В десятилетия своего «рабского труда», как Фет называл напряженнейшую, целиком захватившую его работу во имя своего помещичьего жизнеустройства (В. С. Соловьеву — «Ты изумляешься, что я еще пою…», 1885), он, в сущности вовсе бросил заниматься поэзией. И это была едва ли не самая тяжкая для него- поэта — жертва из тех многих, которые он принес на алтарь своей идеи-страсти. «Он стал рьяным хозяином и гонит музу взашей», «выдохся до последней степени» — такими суждениями пестрят письма близко знавших его современников. Не только стихи Фета, но и упоминания о нем как стихотворце почти совершенно исчезают в эти десятилетия со страниц журналов. Сам он упорно твердит о себе как о поэте, навсегда конченном. Решительно не соглашался с этим один Лев Толстой: «Я от вас все жду, как от 20-летнего поэта, и не верю, чтобы вы не кончили. Я свежее и сильнее вас не знаю человека. Поток ваш все течет, давая тоже известное количество ведер воды — силы. Колесо, на которое он падал, сломалось, расстроилось, принято прочь, но поток все течет, и, ежели он ушел в землю, он где-нибудь опять выйдет и завертит другие колеса»[46]. И Толстой оказался весьма прозорливым. Еще долгие годы лирический поток Фета оставался под землей, и все же в конце концов он с необыкновенной силой выбился наружу. Сам Фет писал поэту Константину Романову: «Жена напомнила мне, что с 60-го по 77-й, во всю мою бытность мировым судьею и сельским тружеником, я не написал и трех стихотворений, а когда освободился от того и другого в Воробьевке, то Муза пробудилась от долголетнего сна и стала посещать меня так же часто, как на заре моей жизни»[47].

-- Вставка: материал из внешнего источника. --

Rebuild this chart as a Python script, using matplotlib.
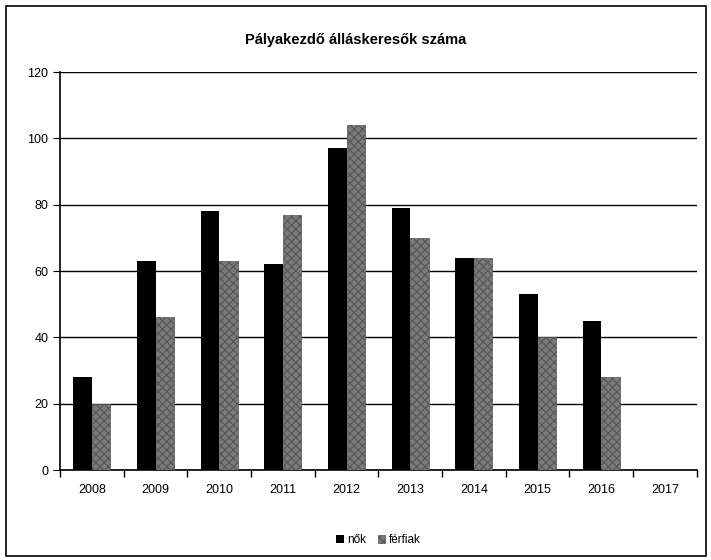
import numpy as np
import matplotlib
matplotlib.use('Agg')
import matplotlib.pyplot as plt
from matplotlib.patches import Rectangle

# data
years = ['2008', '2009', '2010', '2011', '2012', '2013', '2014', '2015', '2016', '2017']
nok = [28, 63, 78, 62, 97, 79, 64, 53, 45, 0]
ferfiak = [20, 46, 63, 77, 104, 70, 64, 40, 28, 0]

plt.rcParams['font.family'] = ['Liberation Sans', 'DejaVu Sans']
plt.rcParams['hatch.color'] = '#e8e8e8'
plt.rcParams['hatch.linewidth'] = 0.8

fig = plt.figure(figsize=(7.11, 5.6), dpi=100)
ax = fig.add_axes([0.0844, 0.1607, 0.8956, 0.7107])

x = np.arange(len(years))
w = 0.29
ax.bar(x - w / 2, nok, w, color='black', label='nők', zorder=3)
ax.bar(x + w / 2, ferfiak, w, color='#7a7a7a', hatch='xxxx', edgecolor='#555555',
       linewidth=0.5, label='férfiak', zorder=3)

ax.set_xlim(-0.5, len(years) - 0.5)
ax.set_ylim(0, 120)
ax.set_yticks(range(0, 121, 20))
ax.set_xticks(x)
ax.set_xticklabels(years, fontsize=9)
ax.set_xticks(np.arange(-0.5, len(years), 1), minor=True)
ax.tick_params(axis='x', which='major', length=0, pad=10)
ax.tick_params(axis='x', which='minor', length=5, direction='out', width=1)
ax.tick_params(axis='y', labelsize=9, length=5, direction='out')
ax.grid(axis='y', color='black', linewidth=1.0, zorder=0)
for s in ['top', 'right']:
    ax.spines[s].set_visible(False)
ax.spines['left'].set_linewidth(1.2)
ax.spines['bottom'].set_linewidth(1.2)

fig.text(0.5, 0.928, 'Pályakezdő álláskeresők száma', ha='center', va='center',
         fontsize=10.5, fontweight='bold')

ax.legend(loc='upper center', bbox_to_anchor=(0.5, -0.135), ncol=2, frameon=False,
          fontsize=8.5, handlelength=0.6, handleheight=0.6, columnspacing=1.0,
          handletextpad=0.3)

fig.patches.append(Rectangle((0.008, 0.008), 0.985, 0.982, transform=fig.transFigure,
                             fill=False, edgecolor='black', linewidth=1.2))

fig.savefig('out.png', dpi=100)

И в самом деле, с конца 70-х годов Фет начал писать стихи в количестве не меньшем, если не большем, чем в молодую свою пору. Новому отдельному сборнику своих стихотворений, вышедшему после двадцатилетнего перерыва, в 1883 году, когда ему было уже 63 года, он дал заглавие «Вечерние огни». Под этим же очень емким, точным и поэтичным названием он опубликовал в 1885, 1888 и 1891 годах еще три сборника — выпуска — новых стихов; подготовлял и еще один, пятый выпуск, который издать уже не успел. Заглавие, несомненно, говорило о вечере жизни, ее закате. Но «вечерний» день Фета оказался необычным, в своем роде единственным. В стихотворениях, создававшихся на исходе шестого, на седьмом и даже на восьмом десятке лет жизни поэта, его творческий дар не только сохранил свою свежесть и юношескую силу, но и достиг высшего расцвета, полностью развернулся во всем своем «благоуханном» — фетовском — своеобразии, восхищавшем критиков 50-х годов. При этом лирический поток Фета не только стал падать на снова налаженное прежнее колесо, но «завертел» и другие, новые.